O Cristo, ao encarnar-Se, trouxe ao mundo as formas platônicas de maneira que os homens possam contemplar sua estrutura e seu propósito sem a necessidade de possuir conhecimento filosófico prévio. Ao observá-Lo, ao contemplá-Lo, ao segui-Lo, os apóstolos e as comunidades que surgiram a partir de suas pregações entenderam que é necessário purificar a mente, a vontade e os sentidos para que pudessem experienciar a graça (presença) dEle e para que pudessem "ver" (ser iluminados) pelo Logos/Sabedoria/Cristo e consequentemente vê-Lo no mundo natural. Ao vê-Lo no mundo natural entenderam que as qualidades desse mundo, embora emanem certa beleza e harmonia, são completamente secundárias em relação à sua causa final e formal. As qualidades (ou "acidentes") são ilusões que surgem da relação passional que estabelecemos com os objetos individuais. Essa paixão surge, claro, de uma mente que se dispersa nesses objetos, que os aborda como indivíduos, não como símbolos que apontam para o mundo da Forma. Johnson cita o filósofo ucraniano Gregor Skovoroda ao dizer: "A matéria é a mera qualidade da aparência". Ou seja, a matéria é o acidente de uma coisa, enquanto a essência permanece oculta. O objetivo da filosofia é ir além da aparência. A realidade apenas gera uma aparência, mas não é a aparência.
A Igreja, enquanto evento eclesial (e não mera indústria litúrgico-sacramental), existe para que as formas, e o Logos que as contém, possam ser conhecidas por todos, e não apenas pelas pessoas especialmente dotadas como Platão, os profetas do Velho Testamento, o imperador Marco Aurélio etc. O espírito dos homens quer conhecer a Verdade, a Forma, mas o mundo os "puxa para baixo", os distrai nos elementos que lhes servem de instrumento para dominar os objetos individuais e para se sentirem seguros, sejam governos, propriedades, exércitos, burocracias, fábricas, empresas, carreiras, fama etc. É necessário disciplina para escapar do mundo nominal, do mundo passional, do "fetiche das commodities", dos fantasmas e das respectivas emoções que criamos a partir do mundo das aparências, do mundo dos nomes que ocultam a realidade mais ampla e profunda. Para o homem nominalista, as coisas do mundo só têm valor quando uma máquina ou dispositivo lhe confere valor. Para o homem real, os símbolos não são irrealidades, mas são portais para uma realidade mais verdadeira e profunda.
O mundo nominal é um mundo medíocre.

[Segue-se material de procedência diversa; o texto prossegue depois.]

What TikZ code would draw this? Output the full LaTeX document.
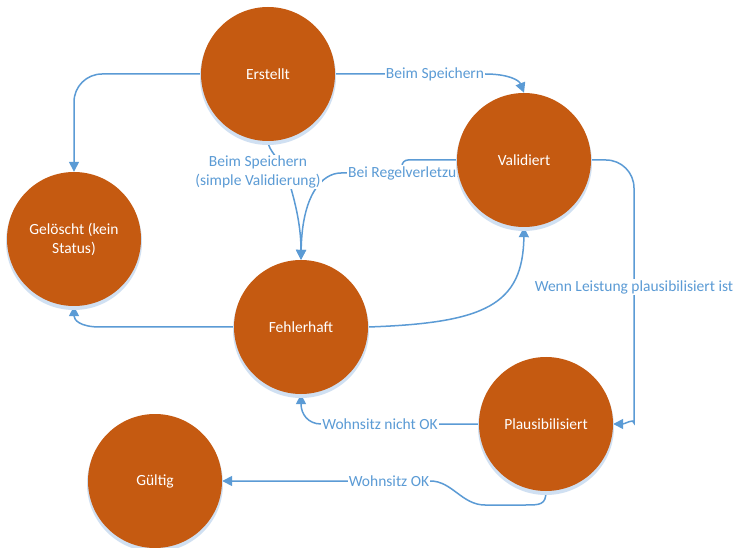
\documentclass[tikz,border=0pt]{standalone}
\usepackage{fontspec}
\setmainfont{Carlito}
\usetikzlibrary{arrows.meta}
\definecolor{lineblue}{RGB}{91,155,213}
\definecolor{stfill}{RGB}{197,90,17}
\definecolor{shadowblue}{RGB}{208,224,242}
\pgfdeclarelayer{back}
\pgfdeclarelayer{mid}
\pgfsetlayers{back,mid,main}
\begin{document}
\begin{tikzpicture}[x=1pt,y=-1pt,
  state/.style={circle,fill=stfill,minimum size=134pt,inner sep=0pt,text=white,font=\fontsize{15.5}{19}\selectfont,align=center},
  shadowc/.style={circle,fill=shadowblue,minimum size=136pt,inner sep=0pt},
  lbl/.style={fill=white,inner sep=1pt,text=lineblue,font=\fontsize{15.5}{19}\selectfont,align=center},
  conn/.style={draw=lineblue,line width=1.5pt,-{Triangle[length=10pt,width=10pt]}}]
\begin{pgfonlayer}{back}
\fill[white] (0,0) rectangle (737,548);
\end{pgfonlayer}
\useasboundingbox (0,0) rectangle (737,548);
% labels
\node[lbl] (l2) at (435,74) {Beim Speichern};
\node[lbl] (l3) at (258,172) {Beim Speichern\\(simple Validierung)};
\node[lbl,anchor=west] (l4) at (347,173) {Bei Regelverletzung};
\node[lbl] (l7) at (634,287) {Wenn Leistung plausibilisiert ist};
\node[lbl] (l8) at (380,424) {Wohnsitz nicht OK};
\node[lbl] (l9) at (389,481) {Wohnsitz OK};
% shadows
\node[shadowc] at (268,77) {};
\node[shadowc] at (524,163) {};
\node[shadowc] at (74,242) {};
\node[shadowc] at (301,330) {};
\node[shadowc] at (546,427) {};
\node[shadowc] at (155,484) {};
% states
\node[state] (er) at (268,74) {Erstellt};
\node[state] (va) at (524,160) {Validiert};
\node[state] (gl) at (74,239) {Gelöscht (kein\\Status)};
\node[state] (fe) at (301,327) {Fehlerhaft};
\node[state] (pl) at (546,424) {Plausibilisiert};
\node[state] (gu) at (155,481) {Gültig};
% connectors
\begin{pgfonlayer}{mid}
\draw[conn,rounded corners=28pt] (er.west) -| (gl.north);
\draw[conn] (er.east) -- (l2.east) .. controls (508,74) and (519,80) .. (va.north);
\draw[conn] (er.south) .. controls (268,150) and (280,160) .. (286,172) .. controls (295,200) and (301,225) .. (fe.north);
\draw[conn,rounded corners=6pt] (va.west) -- (402,160) -- (402,173) -- (l4.west) [sharp corners] .. controls (322,173) and (302,195) .. (fe.north);
\draw[conn] (fe.east) .. controls (485,323) and (523,305) .. (va.south);
\draw[conn] (fe.west) -- (100,327) .. controls (80,327) and (74,320) .. (gl.south);
\draw[conn,rounded corners=28pt] (va.east) -| (634,395) [sharp corners] .. controls (634,418) and (625,424) .. (pl.east);
\draw[conn] (pl.west) -- (l8.west) .. controls (308,424) and (301,414) .. (fe.south);
\draw[conn] (pl.south) .. controls (546,505) and (540,505) .. (525,505) -- (485,505) .. controls (462,505) and (452,481) .. (l9.east) -- (gu.east);
\end{pgfonlayer}
\end{tikzpicture}
\end{document}
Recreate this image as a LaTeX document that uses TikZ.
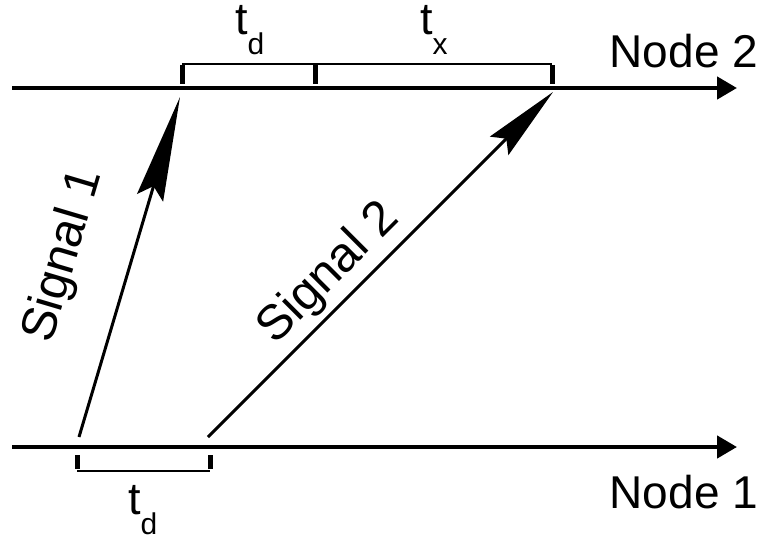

É um mundo no qual até mesmo os ignorantes podem viver. Os objetos do mundo nominal não são objetos para serem conhecidos, mas objetos acima de tudo para serem desejados, almejados.
A identificação das formas com os anjos é algo que Johnson explica, como não poderia deixar de ser, a partir da obra de São Dionísio Areopagita. Embora hoje em dia a comunidade científica negue que São Dionísio seja quem diz ser, ou seja, a pessoa convertida pelo Apóstolo Paulo (Todavia, chegando alguns homens a ele [Paulo], creram; entre os quais foi Dionísio, areopagita, uma mulher por nome Dâmaris, e com eles outros. Atos 17:34), Johnson não deixa de lembrar que os medievais tinham acesso a muito mais obras e fontes que nós temos hoje em dia e, portanto, poderiam muito bem estar corretos ao afirmar que São Dionísio foi realmente o discípulo do Apóstolo. A criação, segundo São Dionísio, provém de um "transbordamento" de Deus, ou seja, do amor de Deus, da vontade de Deus. É a transferência da ação de Deus do incriado para o criado. Nesse processo de criação, Deus cria ("transborda") duas coisas: (1) os objetos universais e (2) os objetos particulares que dependem dos objetos universais. A matéria manifesta a presença do Logos, embora, claro, em grau menor. O Logos está presente tanto na lama e na saliva quanto em uma Ideia. Os anjos, por sua vez, completam a estrutura metafísica da realidade no sentido de que eles são a manifestação dessa dependência ontológica mencionada em (2). Os anjos são universais concretos, ou seja, são universais que têm personalidade, pois a personalidade/vontade é um dos atributos de Deus. Aqui o nominalismo falha porque se recusa a acreditar que a natureza tenha personalidade/vontade. O ser dos anjos vem da Luz de Deus. "Luz" tem duplo sentido: é o centro unificado da Verdade e ao mesmo tempo é a "força" que mantém a Forma e a matéria que a informa unidos.
Em termos políticos, a ausência de ordem e hierarquia otológica na metafísica nominalista implica na intensificação de um aspecto no cenário econômico-político: o uso da força mediante revoluções políticas. Não há alternativa: a força tem de ser usada para que ela garanta a "ordem" na sociedade caótica engendrada pelo nominalismo.
Fonte: Matthew Raphael Johnson, The Ontology of Death, Hromada Books, 2022.